But while Hersh believes the President would still dearly love to go
after Iran, the danger of that actually happening has now passed.
Events, not least the sinking of the global economy, have moved on. So
he is shortly to write about Syria instead, which he has recently
visited. In the dying days of the Bush administration, he says, it is
noticeably easier to meet contacts - Cheney, the enforcer, is a lot
less powerful - and the information he is getting is good. By
coincidence, it was in Syria that he first heard about what was going
on inside Abu Ghraib, long before he saw documentary evidence of it. 'I
got in touch with a guy inside Iraq during the Prague Spring after the
fall of Baghdad, a two-star guy from the old regime. He came up to
Damascus by cab. We talked for four days, and one of the things we
talked about was prisons. He told me that some of the women inside had
been sending messages to their fathers and brothers asking them to come
and kill them because they'd been molested. I didn't know whether it
was GIs playing grab ass or what, but it was clear that the women had
been shamed. So when I first heard about the photographs, I knew they
were real. Did I think the story would be as big as it was? Yeah. But
was it as big as My Lai? No.' Only a handful of relatively lowly
military personnel have so far been punished for their part in the
abuse, and Colonel Janis Karpinski, the commander of the Iraqi prisons,
was merely demoted (from Brigadier General), in spite of the fact that
the Taguba Report, the internal US army report on detainee abuse that
was leaked to Hersh, singled her out for blame. 'And John Kerry
wouldn't even use it [Abu Ghraib] in his campaign. He didn't want to
offend the military, I assume.'
Four decades separate My Lai and
Abu Ghraib. You have to ask: wasn't it appalling for him to be
investigating US army abuses of civilians all over again? Didn't he
think that lessons might have been learnt? Yes, and no. It made him
feel 'hopeless', but on the other hand, war is always horrible. In
1970, after his My Lai story, he addressed an anti-war rally and, on
the spur of the moment, asked a veteran to come up and tell the crowd
what some soldiers would do on their way home after a day spent moving
their wounded boys. With little prompting, the traumatised vet
described how they would buzz farmers with their helicopter blades,
sometimes decapitating them; they would then clean up the helicopter
before they landed back at base. 'That's what war is like,' he says.
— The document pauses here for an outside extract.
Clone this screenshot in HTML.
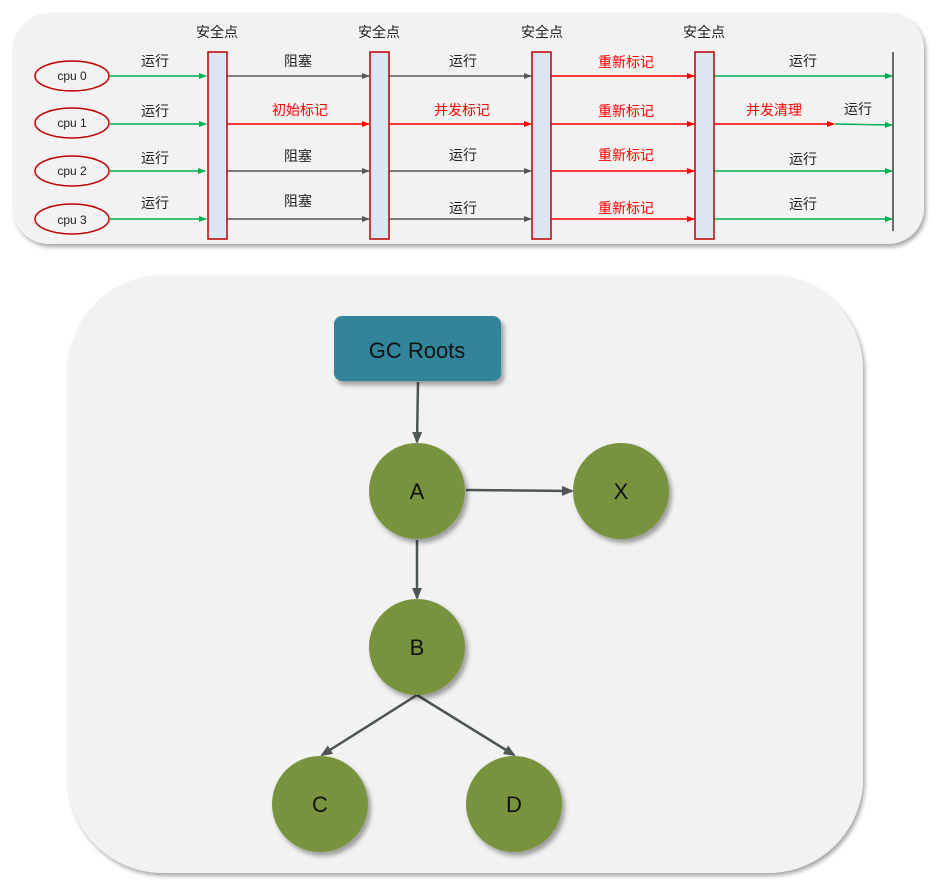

'But how do you write about that? How do you tell the American people
that?' Still, better to attempt to tell people than to stay feebly
silent. What really gets Hersh going - he seems genuinely bewildered by
it - is the complicit meekness, the virtual collapse, in fact, of the
American press since 9/11. In particular, he disdains its failure to
question the 'evidence' surrounding Saddam's so-called weapons of mass
destruction. 'When I see the New York Times now, it's so shocking to
me. I joined the Times in 1972, and I came with the mark of Cain on me
because I was clearly against the war. But my editor, Abe Rosenthal, he
hired me because he liked stories. He used to come to the Washington
bureau and almost literally pat me on the head and say: "How is my
little Commie today? What do you have for me?" Somehow, now, reporters
aren't able to get stories in. It was stunning to me how many good,
rational people - people I respect - supported going into war in Iraq.
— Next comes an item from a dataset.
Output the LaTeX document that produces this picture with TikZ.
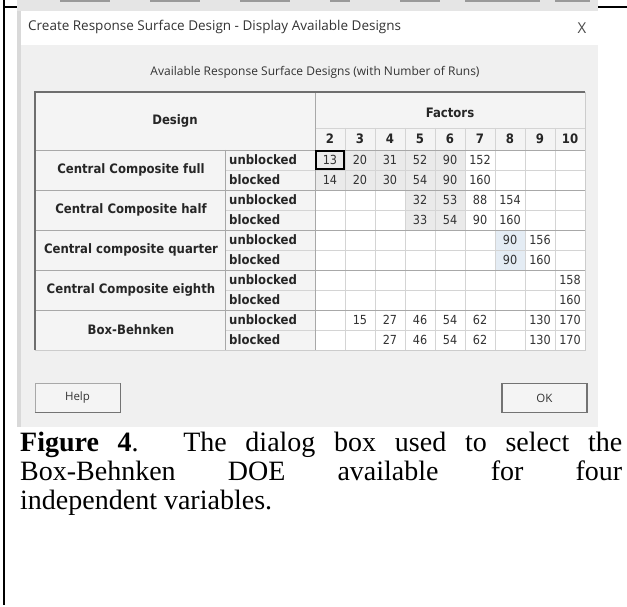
\documentclass[tikz,border=0pt]{standalone}
\usepackage{fontspec}
\setmainfont{Liberation Serif}
\newfontfamily\uifont{Open Sans}
\newfontfamily\gridfont{DejaVu Sans Condensed}

\definecolor{dlgbg}{HTML}{F0F0F0}
\definecolor{headbg}{HTML}{F4F4F4}
\definecolor{cellhi}{HTML}{EAEAEA}
\definecolor{cellsel}{HTML}{E4ECF4}
\definecolor{gridlt}{HTML}{D4D4D4}
\definecolor{griddk}{HTML}{A8A8A8}
\definecolor{bevel}{HTML}{6E6E6E}

\tikzset{
  lbl/.style={font=\gridfont\bfseries\fontsize{13}{15}\selectfont, text=black!85},
  val/.style={font=\gridfont\fontsize{12.5}{14}\selectfont, text=black!80},
  uitext/.style={font=\uifont\fontsize{12}{14}\selectfont, text=black!80},
  button/.style={draw=griddk, fill=headbg, minimum width=85pt, minimum height=29pt, font=\uifont\fontsize{11.5}{13}\selectfont, text=black!80},
  gridline/.style={draw=gridlt, line width=0.8pt},
  groupline/.style={draw=griddk, line width=0.9pt}
}

\begin{document}
\begin{tikzpicture}[x=1pt, y=-1pt, every node/.style={inner sep=0pt}]
    \useasboundingbox (0,0) rectangle (627,607);

    % page frame
    \draw[line width=2pt] (4,0) -- (4,605);
    \draw[line width=2pt] (4,7) -- (17,7);
    \draw[line width=2pt] (598,7) -- (627,7);

    % dialog window
    \fill[dlgbg] (17,0) rectangle (598,427);
    \fill[black!10] (17,0) rectangle (598,11);
    \foreach \a/\b in {60/110,150/200,240/290,330/350,400/440,465/540,555/590}
        \draw[black!40, line width=2pt] (\a,1) -- (\b,1);
    \fill[white] (21,11) rectangle (598,45);
    \fill[black!15] (17,11) rectangle (21,427);

    % title bar
    \node[font=\uifont\fontsize{13.5}{16}\selectfont, text=black!80, anchor=west] (title) at (28,27) {Create Response Surface Design - Display Available Designs};
    \node[font=\uifont\fontsize{15}{17}\selectfont, text=black!70] (close) at (582,28) {X};
    \node[uitext] (caption) at (315,72) {Available Response Surface Designs (with Number of Runs)};

    % table background
    \fill[headbg] (35,92) rectangle (585,150);
    \fill[headbg] (35,150) rectangle (315,350);
    \fill[white] (315,150) rectangle (585,350);
    \foreach \c in {2,...,6}
        \fill[cellhi] ({315+30*(\c-2)},150) rectangle ++(30,40);
    \foreach \c in {5,6}
        \fill[cellhi] ({315+30*(\c-2)},190) rectangle ++(30,40);
    \fill[cellsel] (495,230) rectangle ++(30,40);

    % grid
    \foreach \k in {1,3,5,7,9}
        \draw[gridline] (225,{150+20*\k}) -- (585,{150+20*\k});
    \foreach \c in {3,...,10}
        \draw[gridline] ({315+30*(\c-2)},128) -- ({315+30*(\c-2)},350);
    \draw[gridline] (315,128) -- (585,128);
    \foreach \k in {0,2,4,6,8}
        \draw[groupline] (35,{150+20*\k}) -- (585,{150+20*\k});
    \draw[groupline] (315,92) -- (315,350);
    \draw[groupline] (225,150) -- (225,350);

    % table border
    \draw[draw=black!20, line width=1pt] (35,350) -- (585,350) -- (585,92);
    \draw[draw=bevel, line width=2pt] (35,350) -- (35,92) -- (585,92);

    % headers
    \node[lbl] (design) at (175,121) {Design};
    \node[lbl] (factors) at (450,113) {Factors};
    \foreach \c in {2,...,10}
        \node[lbl] (f\c) at ({330+30*(\c-2)},139) {\c};

    % design names
    \node[lbl] (ccfull) at (131,170) {Central Composite full};
    \node[lbl] (cchalf) at (131,210) {Central Composite half};
    \node[lbl] (ccquarter) at (131,250) {Central composite quarter};
    \node[lbl] (cceighth) at (131,290) {Central Composite eighth};
    \node[lbl] (boxbeh) at (131,330) {Box-Behnken};

    % blocking labels
    \foreach \k in {0,2,4,6,8} {
        \node[lbl, anchor=west] (unb\k) at (229,{160+20*\k}) {unblocked};
        \node[lbl, anchor=west] (blk\k) at (229,{180+20*\k}) {blocked};
    }

    % number of runs
    \foreach \c/\v in {2/13,3/20,4/31,5/52,6/90,7/152}
        \node[val] (r0-\c) at ({330+30*(\c-2)},160) {\v};
    \foreach \c/\v in {2/14,3/20,4/30,5/54,6/90,7/160}
        \node[val] (r1-\c) at ({330+30*(\c-2)},180) {\v};
    \foreach \c/\v in {5/32,6/53,7/88,8/154}
        \node[val] (r2-\c) at ({330+30*(\c-2)},200) {\v};
    \foreach \c/\v in {5/33,6/54,7/90,8/160}
        \node[val] (r3-\c) at ({330+30*(\c-2)},220) {\v};
    \foreach \c/\v in {8/90,9/156}
        \node[val] (r4-\c) at ({330+30*(\c-2)},240) {\v};
    \foreach \c/\v in {8/90,9/160}
        \node[val] (r5-\c) at ({330+30*(\c-2)},260) {\v};
    \node[val] (r6-10) at (570,280) {158};
    \node[val] (r7-10) at (570,300) {160};
    \foreach \c/\v in {3/15,4/27,5/46,6/54,7/62,9/130,10/170}
        \node[val] (r8-\c) at ({330+30*(\c-2)},320) {\v};
    \foreach \c/\v in {4/27,5/46,6/54,7/62,9/130,10/170}
        \node[val] (r9-\c) at ({330+30*(\c-2)},340) {\v};

    % focus box on the first cell
    \draw[black, line width=1.2pt] (316,151) rectangle (344,169);

    % buttons
    \node[button] (help) at (77.5,397.5) {Help};
    \draw[black!55, line width=1.2pt] (help.south west) -- (help.south east) -- (help.north east);
    \node[button, draw=black!55, line width=1.2pt] (ok) at (544.5,398) {OK};

    % figure caption
    \node[anchor=north west, text width=602pt, align=justify, font=\fontsize{28}{29}\selectfont] (figcap) at (20,432)
        {\textbf{Figure 4}. The dialog box used to select the\linebreak
         Box-Behnken DOE available for four\linebreak
         independent variables.};
\end{tikzpicture}
\end{document}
And it was stunning to me how many people thought you could go to war
against an idea.'
As for the troop 'surge' and its putative
success, he more or less rolls his eyes when I bring this up. 'People
are saying quietly that they are worried about Iraq. This is nothing
profound, but by the time the surge got going, ethnic cleansing had
already happened in a lot of places. There was a natural lull in the
violence. The moment we start withdrawing, and relying on the Shia to
start paying members of the Awakening [the alliance of Sunni insurgents
whose salaries were initially paid by the US military, and who have
helped to reduce violence in some provinces]...' His voice trails off.
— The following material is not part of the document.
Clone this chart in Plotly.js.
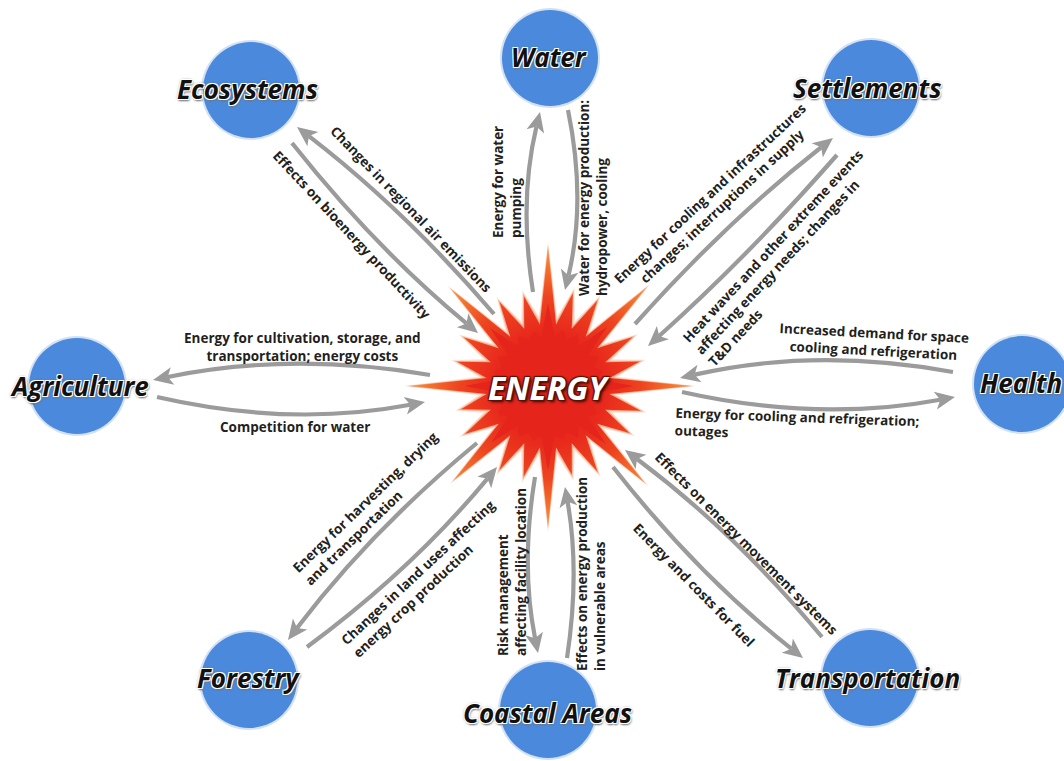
<!DOCTYPE html>
<html>
<head>
<meta charset="utf-8">
<script src="https://cdn.plot.ly/plotly-3.0.1.min.js"></script>
<style>
html,body{margin:0;padding:0;background:#ffffff;}
#chart{width:1064px;height:761px;}
</style>
</head>
<body>
<div id="chart"></div>
<script>
// ---------- Nodes (sectors around the energy hub) ----------
const nodeNames = ['Water', 'Settlements', 'Health', 'Transportation', 'Coastal Areas', 'Forestry', 'Agriculture', 'Ecosystems'];
const nodeX = [550, 871, 1022, 870, 548, 249, 77, 251];
const nodeY = [58, 88, 384, 678, 710, 680, 386, 90];
const nodeLabelX = [549, 867, 1021, 867, 547, 248, 79, 247];
const nodeLabelY = [57, 88, 383, 678, 713, 678, 386, 89];
const nodeRadius = 48;

// ---------- Energy hub ----------
const hubLabel = 'ENERGY';
const hubX = 548;
const hubY = 386;
const spikeAngles = [0, 15, 30, 45, 60, 75, 90, 105, 120, 135, 150, 165, 180, 195, 210, 225, 240, 255, 270, 285, 300, 315, 330, 345];
const spikeLengths = [142, 96, 94, 136, 99, 92, 140, 94, 97, 133, 96, 90, 138, 94, 97, 136, 97, 93, 138, 96, 99, 139, 98, 95];
const valleyRadius = 62;

// ---------- Links (arrows) ----------
const linkLabels = [
  'Changes in regional air emissions',
  'Effects on bioenergy productivity',
  'Energy for water<br>pumping',
  'Water for energy production:<br>hydropower, cooling',
  'Energy for cooling and infrastructures<br>changes; interruptions in supply',
  'Heat waves and other extreme events<br>affecting energy needs; changes in<br>T&amp;D needs',
  'Energy for cultivation, storage, and<br>transportation; energy costs',
  'Competition for water',
  'Increased demand for space<br>cooling and refrigeration',
  'Energy for cooling and refrigeration;<br>outages',
  'Effects on energy movement systems',
  'Energy and costs for fuel',
  'Risk management<br>affecting facility location',
  'Effects on energy production<br>in vulnerable areas',
  'Energy for harvesting, drying<br>and transportation',
  'Changes in land uses affecting<br>energy crop production'
];
const linkStartX = [494, 292, 533, 568, 635, 837, 430, 157, 953, 682, 822, 613, 535, 567, 477, 307];
const linkStartY = [314, 143, 292, 110, 324, 155, 375, 397, 372, 392, 637, 467, 477, 658, 443, 647];
const linkEndX   = [297, 478, 540, 565, 833, 648, 153, 425, 680, 955, 625, 803, 538, 565, 288, 497];
const linkEndY   = [127, 333, 112, 290, 138, 346, 380, 402, 378, 397, 450, 658, 653, 487, 640, 467];
const linkBend   = [7, 7, -9, -10, -6, -4, 13, 14, 14, 14, 8, 8, 8, 7, 8, 8];

const labelX     = [411, 352, 507, 593, 716, 785, 302, 295, 874, 797, 746, 694, 512, 591, 371, 424];
const labelY     = [209, 235, 182, 198, 200, 258, 347, 427, 342, 426, 543, 585, 572, 574, 509, 579];
const labelAngle = [46, 47, -90, -90, -43, -47, 0, 0, 3, 2, 45, 45.5, -90, -90, -44, -43];
const labelAlign = ['center', 'center', 'left', 'left', 'center', 'left', 'center', 'center', 'center', 'left', 'center', 'center', 'left', 'left', 'left', 'left'];

// ---------- Styling ----------
const circleColor = '#4a89dc';
const arrowColor = '#9b9b9b';
const headLen = 20;
const headHalf = 9;

const shapes = [];
const annotations = [];
const traces = [];

// Star (energy burst) built from spike readings
function starPath(scaleTip, addTip, addValley) {
  const xs = [], ys = [];
  for (let i = 0; i < spikeAngles.length; i++) {
    const a = spikeAngles[i] * Math.PI / 180;
    const L = spikeLengths[i] * scaleTip + addTip;
    xs.push(hubX + L * Math.cos(a));
    ys.push(hubY + L * Math.sin(a));
    const step = (i + 1 < spikeAngles.length ? spikeAngles[i + 1] : spikeAngles[0] + 360) - spikeAngles[i];
    const v = (spikeAngles[i] + step / 2) * Math.PI / 180;
    const R = valleyRadius + addValley;
    xs.push(hubX + R * Math.cos(v));
    ys.push(hubY + R * Math.sin(v));
  }
  xs.push(xs[0]); ys.push(ys[0]);
  return {xs, ys};
}

const glow = starPath(1, 6, 8);
traces.push({type: 'scatter', x: glow.xs, y: glow.ys, mode: 'lines', fill: 'toself',
  fillcolor: 'rgba(247,140,80,0.25)', line: {width: 0, color: 'rgba(0,0,0,0)'}, hoverinfo: 'skip'});
const glow2 = starPath(1, 3, 4);
traces.push({type: 'scatter', x: glow2.xs, y: glow2.ys, mode: 'lines', fill: 'toself',
  fillcolor: 'rgba(245,110,55,0.45)', line: {width: 0, color: 'rgba(0,0,0,0)'}, hoverinfo: 'skip'});
const main = starPath(1, 0, 0);
traces.push({type: 'scatter', x: main.xs, y: main.ys, mode: 'lines', fill: 'toself',
  fillcolor: '#ee4a22',
  fillgradient: {type: 'radial', colorscale: [[0, '#e5231b'], [0.4, '#e8291c'], [0.65, '#ed4420'], [0.88, '#f4762e'], [1, '#f7984f']]},
  line: {width: 0, color: 'rgba(0,0,0,0)'}, hoverinfo: 'skip'});
const core = starPath(0.6, 0, -12);
traces.push({type: 'scatter', x: core.xs, y: core.ys, mode: 'lines', fill: 'toself',
  fillcolor: '#e5241b', line: {width: 0, color: 'rgba(0,0,0,0)'}, hoverinfo: 'skip'});

// Node circles
for (let i = 0; i < nodeNames.length; i++) {
  const cx = nodeX[i], cy = nodeY[i];
  shapes.push({type: 'circle', xref: 'x', yref: 'y', layer: 'above',
    x0: cx - nodeRadius - 2, x1: cx + nodeRadius + 2, y0: cy - nodeRadius - 2, y1: cy + nodeRadius + 2,
    fillcolor: 'rgba(74,137,220,0.25)', line: {width: 0}});
  shapes.push({type: 'circle', xref: 'x', yref: 'y', layer: 'above',
    x0: cx - nodeRadius, x1: cx + nodeRadius, y0: cy - nodeRadius, y1: cy + nodeRadius,
    fillcolor: circleColor, line: {width: 0}});
}

// Arrows
for (let i = 0; i < linkLabels.length; i++) {
  const x0 = linkStartX[i], y0 = linkStartY[i], x1 = linkEndX[i], y1 = linkEndY[i];
  const dx = x1 - x0, dy = y1 - y0, len = Math.hypot(dx, dy);
  const nx = -dy / len, ny = dx / len;
  const cx = (x0 + x1) / 2 + nx * 2 * linkBend[i];
  const cy = (y0 + y1) / 2 + ny * 2 * linkBend[i];
  let tx = x1 - cx, ty = y1 - cy;
  const tl = Math.hypot(tx, ty); tx /= tl; ty /= tl;
  const ex = x1 - tx * (headLen - 5), ey = y1 - ty * (headLen - 5);
  shapes.push({type: 'path', xref: 'x', yref: 'y', layer: 'above',
    path: `M ${x0},${y0} Q ${cx},${cy} ${ex},${ey}`,
    line: {color: arrowColor, width: 4.2}});
  const bx = x1 - tx * headLen, by = y1 - ty * headLen;
  const px = -ty, py = tx;
  shapes.push({type: 'path', xref: 'x', yref: 'y', layer: 'above',
    path: `M ${x1},${y1} L ${bx + px * headHalf},${by + py * headHalf} L ${x1 - tx * (headLen - 5)},${y1 - ty * (headLen - 5)} L ${bx - px * headHalf},${by - py * headHalf} Z`,
    fillcolor: arrowColor, line: {width: 0}});

  annotations.push({xref: 'x', yref: 'y', x: labelX[i], y: labelY[i], text: linkLabels[i],
    showarrow: false, textangle: labelAngle[i], align: labelAlign[i],
    xanchor: 'center', yanchor: 'middle',
    font: {family: 'Open Sans, DejaVu Sans, sans-serif', size: 13.5, color: '#231f20', weight: 700}});
}

// Node labels
const nodeShadow = '-1px -1px 0 #fff, 1px -1px 0 #fff, -1px 1px 0 #fff, 1px 1px 0 #fff, 0 0 3px #666, 1px 2px 2px #777';
for (let i = 0; i < nodeNames.length; i++) {
  annotations.push({xref: 'x', yref: 'y', x: nodeLabelX[i], y: nodeLabelY[i], text: nodeNames[i],
    showarrow: false, xanchor: 'center', yanchor: 'middle',
    font: {family: 'Open Sans, DejaVu Sans, sans-serif', size: 26, color: '#111111', weight: 700, style: 'italic', shadow: nodeShadow}});
}

// Hub label
annotations.push({xref: 'x', yref: 'y', x: hubX, y: hubY + 1, text: hubLabel, showarrow: false,
  xanchor: 'center', yanchor: 'middle',
  font: {family: 'Open Sans, DejaVu Sans, sans-serif', size: 32, color: '#ffffff', weight: 700, style: 'italic',
    shadow: '-1px -1px 1px #5a1208, 1px -1px 1px #5a1208, -1px 1px 1px #5a1208, 1px 1px 1px #5a1208, 2px 2px 3px #3a0a04'}});

const layout = {
  width: 1064, height: 761,
  margin: {l: 0, r: 0, t: 0, b: 0, pad: 0},
  paper_bgcolor: '#ffffff', plot_bgcolor: '#ffffff',
  showlegend: false,
  xaxis: {range: [0, 1064], visible: false, fixedrange: true},
  yaxis: {range: [761, 0], visible: false, fixedrange: true},
  shapes: shapes,
  annotations: annotations
};

Plotly.newPlot('chart', traces, layout, {staticPlot: true, displayModeBar: false});
</script>
</body>
</html>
'And the big bad bogeyman is Saudi Arabia. There's an awful lot of
money going to Salafist and Wahabist charities, and there's no question
they'll pour money into the Awakening, and they're so hostile to
Shi'ism and to Iran that how can you possibly predict anything other
than violence? How do we get out of this? There is no way out. We have
a moral obligation to the people of Iraq that goes beyond anything that
anyone's talking about. The notion that it's their problem, that we
should just leave... I mean, can you believe what we've done to their
society? Imagine the psychosis, the insanity, that we've induced.' He
stabs the yolk of one of his poached eggs, and sets about his toast
like he hasn't eaten in days.
Seymour M Hersh (the M is for
Myron) was born in Chicago, the son of Yiddish-speaking immigrants from
Lithuania and Poland (he has a twin brother, a physicist, and two
sisters, also twins). The family was not rich; his father, who died
when Seymour was 17, ran a dry-cleaning business. After school he
attended a local junior college until a professor took him aside, asked
him what he was doing there and walked him up to the University of
Chicago. 'Chicago was this great egghead place,' Hersh says. 'But I
knew nothing. I came out of a lower-middle-class background. At that
time, everyone used to define themselves: Stalinist, Maoist, whatever.
I thought they meant "miaowist". Seriously! Something to do with cats.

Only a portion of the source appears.